Perjuangan Ratusan Santri Lirboyo di Pertempuran Surabaya

Jum'at, 18 Desember 2015 - 05:00 WIB
Perjuangan Ratusan Santri Lirboyo di Pertempuran Surabaya
Perjuangan Ratusan Santri Lirboyo di Pertempuran Surabaya
A A A
Keberadaan Pondok Pesantren Lirboyo memberikan andil dalam mempertahankan kemerdekaan.
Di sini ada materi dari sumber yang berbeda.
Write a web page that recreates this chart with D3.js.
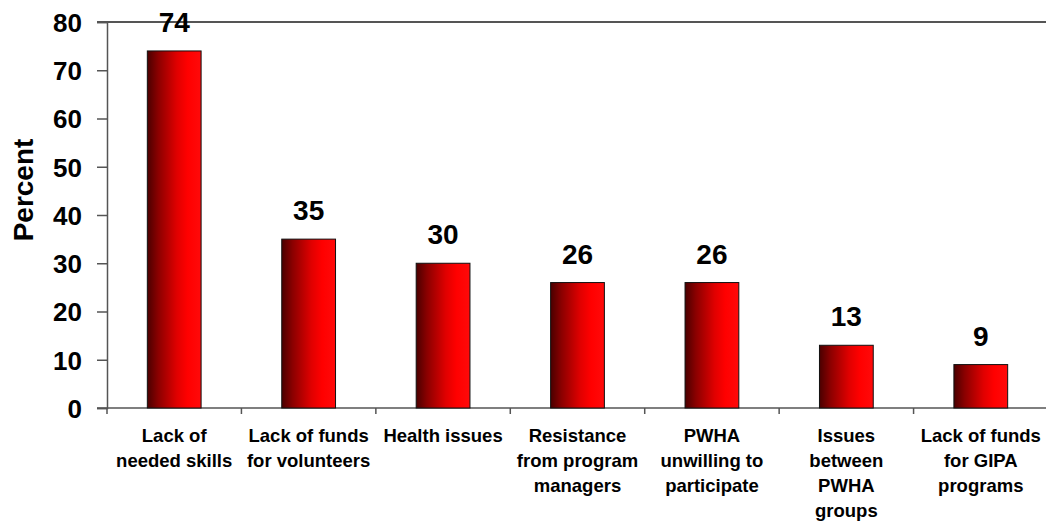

Dimana para santrinya ikut berjuang bersama arek-arek Suroboyo.

Perjuangan para santri Lirboyo bermula saat Bung Karno dan Bung Hatta memplokamirkan kemerdekaan Republik Indonesia.

Tak lama kemudian Mayor Mahfud yang saat itu menjadi Sudanco (komandan seksi) di daerah Kediri menyampaikan berita gembira kemerdekaan itu kepada KH. Mahrus Aly, dilanjutkan dengan pertemuan para santri di serambi Masjid Pondok Pesantren Lirboyo.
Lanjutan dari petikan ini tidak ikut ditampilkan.